Human Rights in Egypt: Sentence Against Detained Central European University Student Annulled, New Hearing to Begin

More+More+ ♦ Published: February 21, 2022; 15:35 ♦ (Vindobona)

The four years in prison sentence against Ahmed Samir Santaway, a student and researcher at CEU Central European University in Vienna, has been overturned, but a retrial in Egypt begins today.

An Egyptian prison complex for criminal and political detainees, located in Tora, Egypt. / Picture: © Wikimedia Commons / Mohamed Ouda, CC BY-SA 4.0

According to Amnesty International, Ahmed Samir Santawy has already spent more than a year unjustly behind bars.

The 30-year-old student at the Central European University in Vienna was detained by authorities on February 1, 2021, while visiting family in Egypt.

For five days, he was detained and interrogated without contact with his family or legal counsel. During the interrogation, he was punched in the head and stomach. Officials questioned him about his studies and academic research.

On June 22, 2021, the Emergency State Security Court sentenced Santawy to four years in prison for "spreading false news on social media."

Now, the case against Ahmed Samir is being reopened following the overturning of his conviction as a result of "false news" and the imposition of the four-year prison sentence by an Emergency State Security Court on February 16, 2022, by Egyptian President Abdel Fattah el-Sisi.

On the anniversary of Samir's imprisonment, CEU Central European University held a "Free Ahmed Samir! Online Conference."

As one year since Ahmed's disappearance approached, CEU hosted the Free Ahmed Samir!

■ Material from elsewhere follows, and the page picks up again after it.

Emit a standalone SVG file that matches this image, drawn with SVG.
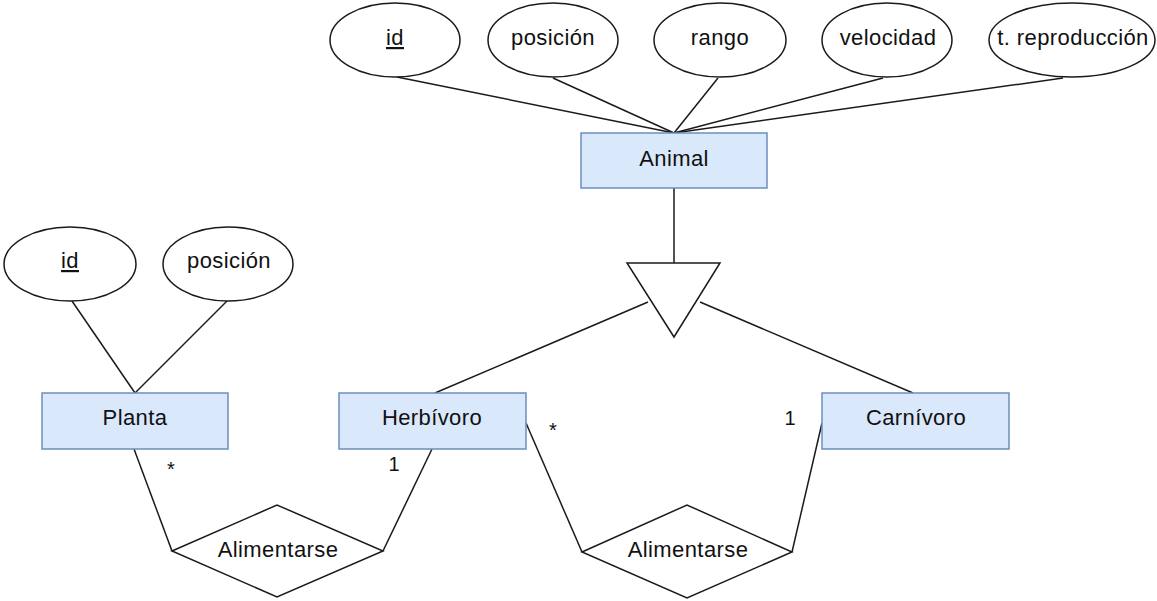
<svg xmlns="http://www.w3.org/2000/svg" width="1157" height="601" viewBox="0 0 1157 601">
  <style>
    .bg { fill: #ffffff; }
    .entity { fill: #dae8fc; stroke: #6c8ebf; stroke-width: 1.5; }
    .attr { fill: #ffffff; stroke: #1a1a1a; stroke-width: 1.5; }
    .rel { fill: #ffffff; stroke: #1a1a1a; stroke-width: 1.5; }
    .edge { fill: none; stroke: #1a1a1a; stroke-width: 1.5; }
    text { font-family: "Liberation Sans", Arial, sans-serif; font-size: 22px; fill: #111111; letter-spacing: 0.4px; }
    .lbl { text-anchor: middle; }
    .key { text-decoration: underline; }
    .card { font-size: 20px; letter-spacing: 0; }
  </style>
  <rect class="bg" x="0" y="0" width="1157" height="601"/>

  <!-- connectors -->
  <g id="connectors">
    <!-- Animal attributes -->
    <line class="edge" x1="397" y1="77" x2="674" y2="133"/>
    <line class="edge" x1="553" y1="78" x2="674" y2="133"/>
    <line class="edge" x1="718" y1="78" x2="674" y2="133"/>
    <line class="edge" x1="883" y1="78" x2="674" y2="133"/>
    <line class="edge" x1="1063" y1="78" x2="674" y2="133"/>
    <!-- generalisation -->
    <line class="edge" x1="674" y1="188" x2="674" y2="263"/>
    <line class="edge" x1="648" y1="302" x2="435" y2="393"/>
    <line class="edge" x1="700" y1="302" x2="913" y2="393"/>
    <!-- Planta attributes -->
    <line class="edge" x1="72" y1="301" x2="135" y2="393"/>
    <line class="edge" x1="227" y1="301" x2="135" y2="393"/>
    <!-- Planta / Herbívoro relationship -->
    <line class="edge" x1="134" y1="449" x2="172" y2="551"/>
    <line class="edge" x1="432" y1="449" x2="383" y2="551"/>
    <!-- Herbívoro / Carnívoro relationship -->
    <line class="edge" x1="526" y1="423" x2="582" y2="552"/>
    <line class="edge" x1="822" y1="423" x2="792" y2="552"/>
  </g>

  <!-- cardinalities -->
  <g id="cardinalities">
    <text class="card lbl" x="171" y="476">*</text>
    <text class="card lbl" x="394" y="471">1</text>
    <text class="card lbl" x="553" y="437">*</text>
    <text class="card lbl" x="790" y="425">1</text>
  </g>

  <!-- Animal attributes -->
  <g id="attr-animal-id">
    <ellipse class="attr" cx="395" cy="40" rx="65" ry="37"/>
    <text class="lbl key" x="395" y="45">id</text>
  </g>
  <g id="attr-animal-posicion">
    <ellipse class="attr" cx="553" cy="40" rx="65" ry="37"/>
    <text class="lbl" x="553" y="45">posición</text>
  </g>
  <g id="attr-animal-rango">
    <ellipse class="attr" cx="720" cy="40" rx="66" ry="37"/>
    <text class="lbl" x="720" y="45">rango</text>
  </g>
  <g id="attr-animal-velocidad">
    <ellipse class="attr" cx="887" cy="40" rx="65" ry="37"/>
    <text class="lbl" x="888" y="45">velocidad</text>
  </g>
  <g id="attr-animal-reproduccion">
    <ellipse class="attr" cx="1072" cy="40" rx="83" ry="37"/>
    <text class="lbl" x="1073" y="45">t. reproducción</text>
  </g>

  <!-- Animal entity -->
  <g id="entity-animal">
    <rect class="entity" x="581" y="133" width="186" height="55"/>
    <text class="lbl" x="674" y="166">Animal</text>
  </g>

  <!-- ISA triangle -->
  <g id="isa">
    <polygon class="rel" points="627,263 720,263 674,337"/>
  </g>

  <!-- Planta attributes -->
  <g id="attr-planta-id">
    <ellipse class="attr" cx="70" cy="264" rx="66" ry="37"/>
    <text class="lbl key" x="70" y="268">id</text>
  </g>
  <g id="attr-planta-posicion">
    <ellipse class="attr" cx="228" cy="264" rx="65" ry="37"/>
    <text class="lbl" x="229" y="268">posición</text>
  </g>

  <!-- entities -->
  <g id="entity-planta">
    <rect class="entity" x="42" y="393" width="186" height="56"/>
    <text class="lbl" x="135" y="425">Planta</text>
  </g>
  <g id="entity-herbivoro">
    <rect class="entity" x="339" y="393" width="187" height="56"/>
    <text class="lbl" x="432" y="425">Herbívoro</text>
  </g>
  <g id="entity-carnivoro">
    <rect class="entity" x="822" y="393" width="187" height="56"/>
    <text class="lbl" x="916" y="425">Carnívoro</text>
  </g>

  <!-- relationships -->
  <g id="rel-alimentarse-planta">
    <polygon class="rel" points="172,551 277,505 383,551 277,597"/>
    <text class="lbl" x="278" y="557">Alimentarse</text>
  </g>
  <g id="rel-alimentarse-animal">
    <polygon class="rel" points="582,552 687,505 792,552 687,598"/>
    <text class="lbl" x="688" y="557">Alimentarse</text>
  </g>
</svg>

Conference on Academic Freedom in Egypt to consider why university peers are being imprisoned and what can be done about it.

The conference on academic freedom in Egypt brought together a combination of academic experts and insiders to shed light on the mechanisms of academic persecution in Egypt.

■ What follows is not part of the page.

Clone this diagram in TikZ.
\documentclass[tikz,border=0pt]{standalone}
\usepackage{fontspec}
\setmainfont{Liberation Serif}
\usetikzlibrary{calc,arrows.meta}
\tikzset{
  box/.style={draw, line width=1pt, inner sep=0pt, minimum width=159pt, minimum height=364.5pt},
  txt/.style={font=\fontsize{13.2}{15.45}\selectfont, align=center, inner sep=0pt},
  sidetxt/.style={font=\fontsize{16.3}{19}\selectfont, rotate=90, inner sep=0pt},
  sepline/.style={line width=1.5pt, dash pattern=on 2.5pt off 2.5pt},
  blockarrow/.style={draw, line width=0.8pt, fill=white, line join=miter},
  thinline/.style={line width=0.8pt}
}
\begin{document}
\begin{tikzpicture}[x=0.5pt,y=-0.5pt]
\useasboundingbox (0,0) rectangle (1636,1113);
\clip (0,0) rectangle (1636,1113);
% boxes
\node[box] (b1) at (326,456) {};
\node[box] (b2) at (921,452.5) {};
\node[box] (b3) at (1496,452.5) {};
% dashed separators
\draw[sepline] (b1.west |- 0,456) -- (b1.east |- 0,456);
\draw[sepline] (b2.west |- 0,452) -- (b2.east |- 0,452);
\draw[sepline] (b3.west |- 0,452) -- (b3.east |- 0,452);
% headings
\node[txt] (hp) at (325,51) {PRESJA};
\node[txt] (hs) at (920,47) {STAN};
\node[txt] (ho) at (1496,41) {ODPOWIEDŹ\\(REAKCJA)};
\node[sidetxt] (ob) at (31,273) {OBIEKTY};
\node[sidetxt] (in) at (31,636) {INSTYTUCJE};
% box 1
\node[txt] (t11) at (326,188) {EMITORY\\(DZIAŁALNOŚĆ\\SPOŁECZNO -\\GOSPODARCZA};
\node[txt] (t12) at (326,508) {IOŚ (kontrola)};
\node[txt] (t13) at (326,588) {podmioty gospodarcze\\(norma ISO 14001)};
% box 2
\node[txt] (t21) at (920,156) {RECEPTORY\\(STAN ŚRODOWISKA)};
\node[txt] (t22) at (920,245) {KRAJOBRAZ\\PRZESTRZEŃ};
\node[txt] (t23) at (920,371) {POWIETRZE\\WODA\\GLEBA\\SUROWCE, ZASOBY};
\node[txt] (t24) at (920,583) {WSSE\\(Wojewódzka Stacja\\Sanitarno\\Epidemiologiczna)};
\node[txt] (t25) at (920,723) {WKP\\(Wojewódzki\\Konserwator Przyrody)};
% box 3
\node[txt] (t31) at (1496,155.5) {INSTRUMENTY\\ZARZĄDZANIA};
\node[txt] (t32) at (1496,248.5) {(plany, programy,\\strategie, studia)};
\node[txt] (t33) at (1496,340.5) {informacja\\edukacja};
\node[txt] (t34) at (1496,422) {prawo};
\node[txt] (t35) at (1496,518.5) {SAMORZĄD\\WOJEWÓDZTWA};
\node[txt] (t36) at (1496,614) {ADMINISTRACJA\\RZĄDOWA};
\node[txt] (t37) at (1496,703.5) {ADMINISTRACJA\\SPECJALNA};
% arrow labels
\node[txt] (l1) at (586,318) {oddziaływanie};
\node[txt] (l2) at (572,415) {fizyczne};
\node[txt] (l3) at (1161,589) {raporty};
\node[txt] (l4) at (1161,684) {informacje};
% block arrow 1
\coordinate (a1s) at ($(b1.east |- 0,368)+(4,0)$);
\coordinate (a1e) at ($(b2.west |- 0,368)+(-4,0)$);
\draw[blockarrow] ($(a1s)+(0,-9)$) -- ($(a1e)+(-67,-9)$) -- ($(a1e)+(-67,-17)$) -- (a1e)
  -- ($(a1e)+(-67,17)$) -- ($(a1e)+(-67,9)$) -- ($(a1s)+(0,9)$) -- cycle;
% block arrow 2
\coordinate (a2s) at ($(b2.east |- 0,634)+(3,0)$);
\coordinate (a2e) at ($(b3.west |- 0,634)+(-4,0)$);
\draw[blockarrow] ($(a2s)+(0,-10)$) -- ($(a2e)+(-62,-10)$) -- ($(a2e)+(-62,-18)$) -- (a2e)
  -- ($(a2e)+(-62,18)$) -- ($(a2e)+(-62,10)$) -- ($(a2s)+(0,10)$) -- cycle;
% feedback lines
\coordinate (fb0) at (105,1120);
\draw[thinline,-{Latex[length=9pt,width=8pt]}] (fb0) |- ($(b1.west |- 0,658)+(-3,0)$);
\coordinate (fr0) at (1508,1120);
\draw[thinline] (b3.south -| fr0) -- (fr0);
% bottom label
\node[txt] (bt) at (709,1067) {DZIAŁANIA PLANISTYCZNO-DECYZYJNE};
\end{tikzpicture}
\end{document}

Political scientists, anthropologists, and religious studies scholars dissected El-Sisi's regime, with representatives from Amnesty International, the Tahrir Institute and Scholars at Risk offering further insights.

The conference also offered a platform for Ahmed's peers and colleagues who continue to feel the impact of his disappearance.

Amnesty International criticizes the human rights situation in Egypt and demands the unconditional and immediate release of Samir.

Ahmed Samir is a non-violent political prisoner and is being held innocently. All charges against him must be dropped.

A decade after the Arab Spring, the human rights situation in Egypt is at an all-time low. Amnesty highlighted the repressive practices and impunity of Egypt's domestic intelligence agency, the NSA, which seeks to suppress any critical voice in the country. The National Security Agency (NSA) harasses lawyers, activists and human rights defenders to silence them.